Brad Pitt having anything to do with the zombie apocalypse genre is a new phenomenon for sure, but that doesn’t begin to keep him from running with his role in a World War Z, a film that tries very hard to offer up something new (whether it actually does or not will depend on the individual).
“Gerry Lane” (Pitt) is a former UN intelligence officer who has moved on in life until his home in Philadelphia is inundated by an outbreak where the infected masses initiate what is called (in so many words) a “zombie” attack.
With fervent protesting from his wife (Mireille Enos) and kids (Sterling Kerins, Abigail Hargrove), Lane is compelled to head up the highly sensitive mission to find patient-zero with a specially assigned team of doctors to create a vaccine. But when the plan goes sour, Lane is following clues with little help from the experts to get to the bottom of the mysterious infection that has wiped out most of every city on earth.
Directed by Marc (Quantum of Solace, Stranger than Fiction) Foster, the story comes from Max Brook’s work of the same title, featuring multiple accounts of survival when government and society have lost all control.

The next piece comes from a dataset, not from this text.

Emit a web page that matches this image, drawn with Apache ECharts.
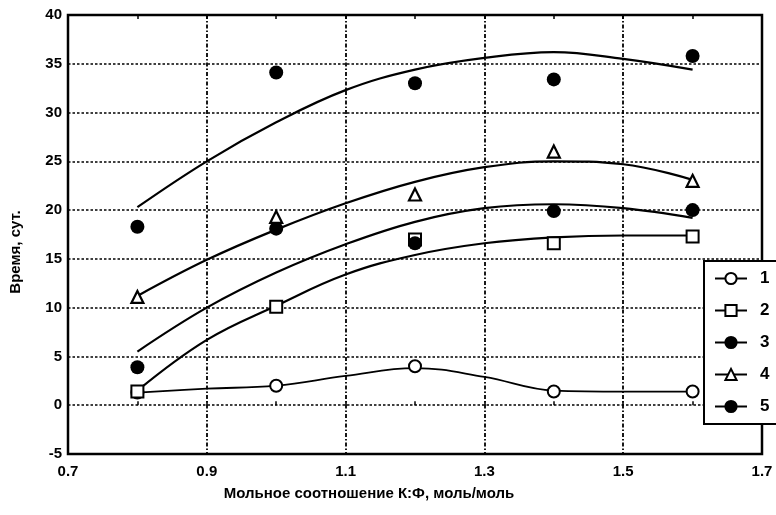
<!DOCTYPE html>
<html>
<head>
<meta charset="utf-8">
<script src="https://cdn.jsdelivr.net/npm/echarts@6/dist/echarts.min.js"></script>
<style>html,body{margin:0;padding:0;background:#fff}#c{width:776px;height:515px}</style>
</head>
<body>
<div id="c"></div>
<script>
// Measured points
const xPts = [0.8, 1.0, 1.2, 1.4, 1.6];
const s1 = [1.3, 2.0, 4.0, 1.4, 1.4];
const s2 = [1.4, 10.1, 17.0, 16.6, 17.3];
const s3 = [3.9, 18.1, 16.6, 19.9, 20.0];
const s4 = [11.1, 19.3, 21.6, 26.0, 23.0];
const s5 = [18.3, 34.1, 33.0, 33.4, 35.8];
// Curves
const xCurve = [0.8, 0.9, 1.0, 1.1, 1.2, 1.3, 1.4, 1.5, 1.6];
const c1 = [1.3, 1.7, 2.0, 3.0, 3.8, 2.9, 1.5, 1.4, 1.4];
const c2 = [1.5, 6.7, 10.2, 13.4, 15.4, 16.6, 17.2, 17.4, 17.4];
const c3 = [5.5, 10.0, 13.6, 16.5, 18.8, 20.2, 20.6, 20.2, 19.2];
const c4 = [11.2, 14.9, 18.0, 20.7, 22.9, 24.4, 25.0, 24.7, 23.1];
const c5 = [20.3, 25.0, 29.0, 32.3, 34.4, 35.6, 36.2, 35.5, 34.4];
const names = ['1', '2', '3', '4', '5'];
const xTicks = ['0.7', '0.9', '1.1', '1.3', '1.5', '1.7'];

const pts = (ys) => xPts.map((x, i) => [x, ys[i]]);
const crv = (ys) => xCurve.map((x, i) => [x, ys[i]]);

const FONT = 'Liberation Sans';
const markers = [
  {symbol: 'circle', size: 12, fill: '#fff', bw: 2},
  {symbol: 'rect', size: 12, fill: '#fff', bw: 2},
  {symbol: 'circle', size: 14, fill: '#000', bw: 0},
  {symbol: 'triangle', size: 12, fill: '#fff', bw: 2.2},
  {symbol: 'circle', size: 14, fill: '#000', bw: 0}
];
const ptData = [s1, s2, s3, s4, s5];
const crvData = [c1, c2, c3, c4, c5];

const series = [];
names.forEach((n, i) => {
  const m = markers[i];
  series.push({
    name: n, type: 'line', smooth: 0.4, data: crv(crvData[i]),
    symbol: m.symbol, symbolSize: m.size, showSymbol: false,
    lineStyle: {color: '#000', width: i === 0 ? 1.8 : 2.2},
    itemStyle: {color: m.fill, borderColor: '#000', borderWidth: m.bw || 1},
    z: 2, silent: true
  });
  series.push({
    name: n, type: 'scatter', data: pts(ptData[i]),
    symbol: m.symbol, symbolSize: m.size,
    itemStyle: {color: m.fill, borderColor: '#000', borderWidth: m.bw, opacity: 1},
    z: 3
  });
});

const chart = echarts.init(document.getElementById('c'), null, {renderer: 'canvas'});
const axisFont = {fontFamily: FONT, fontWeight: 'bold', fontSize: 15, color: '#000'};
chart.setOption({
  backgroundColor: '#fff',
  animation: false,
  grid: {left: 68, right: 14, top: 15, bottom: 61, show: true, borderColor: '#000', borderWidth: 2.5, backgroundColor: 'transparent'},
  legend: {
    data: names, orient: 'vertical', left: 704, top: 261,
    itemWidth: 32, itemHeight: 14, itemGap: 15,
    padding: [9, 40, 9, 10],
    backgroundColor: '#fff', borderColor: '#000', borderWidth: 2, borderRadius: 0,
    textStyle: {fontFamily: FONT, fontWeight: 'bold', fontSize: 17, color: '#000', padding: [0, 0, 0, 8]},
    selectedMode: false
  },
  xAxis: [{
    type: 'value', min: 0.7, max: 1.7, interval: 0.2,
    axisLine: {show: false},
    axisTick: {show: true, inside: true, length: 4, lineStyle: {color: '#000', width: 1.5}},
    minorTick: {show: true, splitNumber: 2, length: 4, lineStyle: {color: '#000', width: 1.5}},
    axisLabel: Object.assign({margin: 10, formatter: (v) => { const i = Math.round((v - 0.7) / 0.2); return xTicks[i] !== undefined ? xTicks[i] : ''; }}, axisFont),
    splitLine: {show: true, lineStyle: {color: '#000', width: 1.8, type: [4, 2, 1.5, 2]}},
    name: 'Мольное соотношение К:Ф, моль/моль', nameLocation: 'middle', nameGap: 32,
    nameTextStyle: {fontFamily: FONT, fontWeight: 'bold', fontSize: 15, color: '#000', padding: [0, 92, 0, 0]}
  }, {
    type: 'value', min: 0.7, max: 1.7, interval: 0.2, position: 'top',
    axisLine: {show: false},
    axisTick: {show: true, inside: true, length: 4, lineStyle: {color: '#000', width: 1.5}},
    minorTick: {show: true, splitNumber: 2, length: 4, lineStyle: {color: '#000', width: 1.5}},
    axisLabel: {show: false}, splitLine: {show: false}
  }],
  yAxis: {
    type: 'value', min: -5, max: 40, interval: 5,
    axisLine: {show: false}, axisTick: {show: false},
    axisLabel: Object.assign({margin: 6}, axisFont),
    splitLine: {show: true, lineStyle: {color: '#000', width: 1.6, type: [2.5, 2]}},
    name: 'Время, сут.', nameLocation: 'middle', nameGap: 45,
    nameTextStyle: {fontFamily: FONT, fontWeight: 'bold', fontSize: 15, color: '#000', padding: [0, 35, 0, 0]}
  },
  series: series
});
</script>
</body>
</html>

With hefty deviations from the source material in the name of on-screen drama, it is that material that goes a long way toward accomplishing its goal of remaking the genre.
Although it is heavily debatable whether or not this was an appropriate role for Pitt (I can think of a number of A-listers who could have filled the spot more suitably), Pitt owns his character with amiable diversity, which is a good thing since the movie at first appears to offer us nothing special whatsoever.
A few of the same mistakes (such as personal cell phone use amidst full-scale disasters and a couple of the familiar “knick of time” saves) don’t keep the work from developing into a soundly watchable and almost compelling mission.
And while many zombie flicks lower their standards to include the same predictable nonsense and futile gore, all we have to really put up with here is humans shrieking like hawks (and why?) and a strongly mismatched chemistry between Pitt and Enos.
The dialog stays on the smart side while the story itself and its reliance on clues and wit rather than cheap scares is perhaps the saving grace since the plot tempo takes a while to build up enough speed to engulf our full sympathies, but the overall family dynamic the film shoots for goes a long way toward winning a much larger audience percentage than any film of this sort.